Pretty incredible if true!

1 comments

I think the terminology of "incredible" is the operative word but I agree, if it could help, great. But I'm very skeptical. I find it hard to think that your gut biome can affect your brain so much that you struggle with social queues but are able to have an amazing memory.

But then I've met people not on "the spectrum" who have an amazing memory, such as a professor I recently met with who could remember the page numbers for certain phrases in books. Perhaps Asperger-level people just have the ability with the added challenges of autism?

who knows

You should read up - you're pretty obviously misunderstanding the diagnosis.

Maybe think of this as removing a long-standing distraction or irritant. Like turning down the music from 120 decibels to 80 while you're trying to work.

Hmm, that's one explanation, but I'm curious what leads you to believe it's the correct one?
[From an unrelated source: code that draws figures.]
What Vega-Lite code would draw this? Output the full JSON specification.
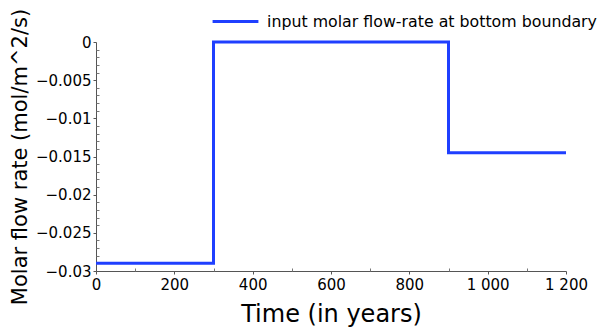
{
  "$schema": "https://vega.github.io/schema/vega-lite/v6.json",
  "autosize": "none",
  "width": 470,
  "height": 229,
  "padding": {"left": 96, "top": 42, "right": 37, "bottom": 63},
  "background": "white",
  "config": {"view": {"stroke": null}, "font": "DejaVu Sans"},
  "data": {"values": [
    {"t": 0, "q": -0.029, "s": "input molar flow-rate at bottom boundary"},
    {"t": 300, "q": 0, "s": "input molar flow-rate at bottom boundary"},
    {"t": 900, "q": -0.0145, "s": "input molar flow-rate at bottom boundary"},
    {"t": 1200, "q": -0.0145, "s": "input molar flow-rate at bottom boundary"}
  ]},
  "resolve": {"axis": {"x": "independent", "y": "independent"}},
  "layer": [
    {
      "mark": {"type": "line", "interpolate": "step-after", "strokeWidth": 3, "clip": false},
      "encoding": {
        "x": {"field": "t", "type": "quantitative", "scale": {"domain": [0, 1200], "nice": false},
          "axis": {"orient": "bottom", "values": [0, 200, 400, 600, 800, 1000, 1200], "grid": false,
            "labelExpr": "replace(format(datum.value, ','), ',', ' ')",
            "title": "Time (in years)", "titleFontSize": 24, "titleFontWeight": "normal", "titleColor": "#000", "titlePadding": 10,
            "labelFontSize": 15, "labelColor": "#000", "labelPadding": 3, "tickSize": 3, "tickColor": "#555", "domainColor": "#555", "labelFlush": false}},
        "y": {"field": "q", "type": "quantitative", "scale": {"domain": [-0.03, 0], "nice": false, "zero": false},
          "axis": {"orient": "left", "values": [0, -0.005, -0.01, -0.015, -0.02, -0.025, -0.03], "grid": false, "format": "~g",
            "title": "Molar flow rate (mol/m^2/s)", "titleFontSize": 21, "titleFontWeight": "normal", "titleColor": "#000", "titlePadding": 5,
            "labelFontSize": 15, "labelColor": "#000", "labelPadding": 2, "tickSize": 3, "tickColor": "#555", "domainColor": "#555", "labelFlush": false}},
        "color": {"field": "s", "type": "nominal", "scale": {"range": ["#1f3fff"]},
          "legend": {"title": null, "orient": "none", "legendX": 115, "legendY": -45, "symbolType": "stroke", "symbolSize": 2100, "symbolStrokeWidth": 3, "labelFontSize": 15.8, "labelColor": "#000", "labelLimit": 400, "labelOffset": 7}}
      }
    },
    {
      "mark": {"type": "line", "opacity": 0},
      "encoding": {
        "x": {"field": "t", "type": "quantitative",
          "axis": {"orient": "bottom", "values": [100, 300, 500, 700, 900, 1100], "labels": false, "domain": false, "grid": false, "title": null, "tickSize": -3, "tickColor": "#777"}},
        "y": {"field": "q", "type": "quantitative",
          "axis": {"orient": "left", "values": [-0.001, -0.002, -0.003, -0.004, -0.006, -0.007, -0.008, -0.009, -0.011, -0.012, -0.013, -0.014, -0.016, -0.017, -0.018, -0.019, -0.021, -0.022, -0.023, -0.024, -0.026, -0.027, -0.028, -0.029], "labels": false, "domain": false, "grid": false, "title": null, "tickSize": -3, "tickColor": "#777"}}
      }
    }
  ]
}
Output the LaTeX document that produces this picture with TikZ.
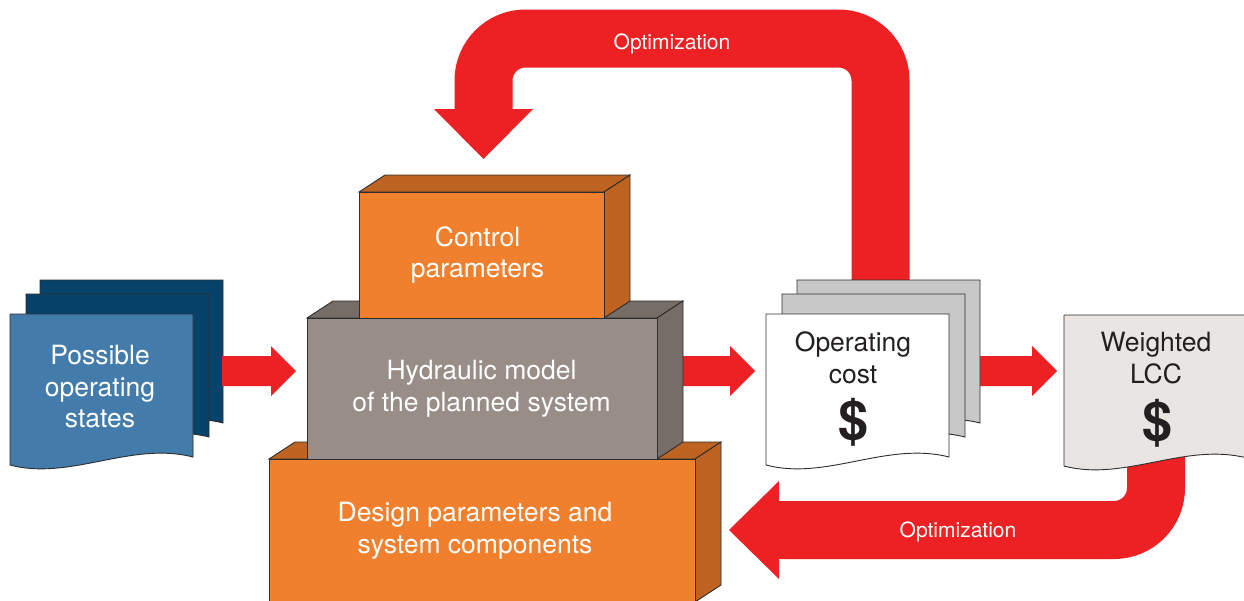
\documentclass[tikz,border=0pt]{standalone}
\usepackage{fontspec}
\setmainfont{TeX Gyre Heros}
\usetikzlibrary{calc}

\definecolor{arrowred}{HTML}{ED2024}
\definecolor{orangefront}{HTML}{F0802D}
\definecolor{orangeside}{HTML}{BE6322}
\definecolor{grayfront}{HTML}{988E87}
\definecolor{grayside}{HTML}{766D67}
\definecolor{bluefront}{HTML}{437BAA}
\definecolor{blueback}{HTML}{07426A}
\definecolor{sheetgray}{HTML}{C8C8C9}
\definecolor{lccsheet}{HTML}{E8E5E3}
\definecolor{edge}{HTML}{2E2E2E}
\definecolor{ink}{HTML}{231F20}

% 3-D block: front face (x1,y1)-(x2,y2), top and side faces set back by (26,-17)
\newcommand\solidblock[6]{%
  \filldraw[fill=#6, blockedge] (#1,#2) -- (#1+26,#2-17) -- (#3+26,#2-17) -- (#3,#2) -- cycle;
  \filldraw[fill=#6, blockedge] (#3,#2) -- (#3+26,#2-17) -- (#3+26,#4-17) -- (#3,#4) -- cycle;
  \filldraw[fill=#5, blockedge] (#1,#2) rectangle (#3,#4);}

% sheet of paper with a wavy lower edge, top left corner at (x,y)
\newcommand\docsheet[3]{%
  \filldraw[fill=#3, sheetedge] (#1,#2) -- (#1+183,#2) -- (#1+183,#2+143)
    .. controls (#1+121,#2+127) and (#1+60,#2+167) .. (#1,#2+151) -- cycle;}

% broad red arrow pointing right, from one named coordinate to another
\newcommand\blockarrow[2]{%
  \fill[arrowred] let \p1=(#1), \p2=(#2) in
    (\x1,\y1+15pt) -- (\x2-25pt,\y1+15pt) -- (\x2-25pt,\y1+25pt) -- (\x2,\y1)
    -- (\x2-25pt,\y1-25pt) -- (\x2-25pt,\y1-15pt) -- (\x1,\y1-15pt) -- cycle;}

\begin{document}
\begin{tikzpicture}[x=1pt,y=-1pt,
    blockedge/.style={draw=edge, line width=0.9pt, line join=miter},
    sheetedge/.style={draw=edge, line width=0.9pt},
    loopband/.style={draw=arrowred, line width=58pt, rounded corners=42pt},
    lbl/.style={font=\fontsize{26.5}{31.5}\selectfont, align=center, anchor=base, inner sep=0pt},
    dollar/.style={font=\fontsize{54}{54}\selectfont\bfseries, text=ink, inner sep=0pt},
    opt/.style={font=\fontsize{21}{25}\selectfont, text=white, anchor=base, inner sep=0pt}]
\useasboundingbox (0,0) rectangle (1244,600);
\clip (0,0) rectangle (1244,600);

% connector end points
\coordinate (ltA) at (880.5,290);
\coordinate (ltB) at (483.5,111);
\coordinate (lbA) at (1156,450);
\coordinate (lbB) at (777,530);
\coordinate (a1s) at (222,371);
\coordinate (a1e) at (296,371);
\coordinate (a2s) at (683,371);
\coordinate (a2e) at (755,371);
\coordinate (a3s) at (980,371);
\coordinate (a3e) at (1057,371);

% optimization loop from operating cost back to the control parameters
\draw[loopband] (ltA) -- ++(0,-251.5) -| (ltB);
\fill[arrowred] ($(ltB)+(-49.5,-2)$) -- ($(ltB)+(49.5,-2)$) -- ($(ltB)+(0,48)$) -- cycle;

% optimization loop from weighted LCC back to the design parameters
\draw[loopband] (lbA) |- (lbB);
\fill[arrowred] ($(lbB)+(2,-49)$) -- ($(lbB)+(2,49)$) -- ($(lbB)+(-48,0)$) -- cycle;

% operating states
\docsheet{40}{280}{blueback}
\docsheet{26}{294}{blueback}
\docsheet{10}{314}{bluefront}

\blockarrow{a1s}{a1e}
\blockarrow{a2s}{a2e}
\blockarrow{a3s}{a3e}

% stacked model blocks
\solidblock{269}{459}{695}{602}{orangefront}{orangeside}
\solidblock{307}{318}{657}{459}{grayfront}{grayside}
\solidblock{359}{192}{604}{318}{orangefront}{orangeside}

% operating cost sheets
\docsheet{797}{280}{sheetgray}
\docsheet{782}{294}{sheetgray}
\docsheet{766}{314}{white}

% weighted LCC sheet
\docsheet{1064}{315}{lccsheet}

% labels (anchored at the baseline of their last line)
\node[lbl, text=white] (states) at (100,427.5) {Possible\\operating\\states};
\node[lbl, text=white] (ctrl) at (477.5,277.5) {Control\\parameters};
\node[lbl, text=white] (hyd) at (481.5,411) {Hydraulic model\\of the planned system};
\node[lbl, text=white] (design) at (475,553) {Design parameters and\\system components};
\node[lbl, text=ink] (opcost) at (853,383) {Operating\\cost};
\node[dollar] (opdollar) at (853,422) {\$};
\node[lbl, text=ink] (lcc) at (1156,383) {Weighted\\LCC};
\node[dollar] (lccdollar) at (1157,423) {\$};
\node[opt] (opttop) at (672,49) {Optimization};
\node[opt] (optbottom) at (958,537) {Optimization};
\end{tikzpicture}
\end{document}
I'm struck by this quote, which I'd be surprised if they could be explained fully by the distraction-reduction mentioned:

> "Evaluation of symptoms on the Parent Global Impressions found that the treatment group at the end of part 2 improved more than the placebo group in part 1 on nearly all symptoms, with statistically significant improvements in GI, receptive language, and average of all symptoms. There were also marginally significant improvements in tantrums, stimming/perseveration, and cognition."

Savantism is a separate concept from autism, though popular culture has somehow associated the two.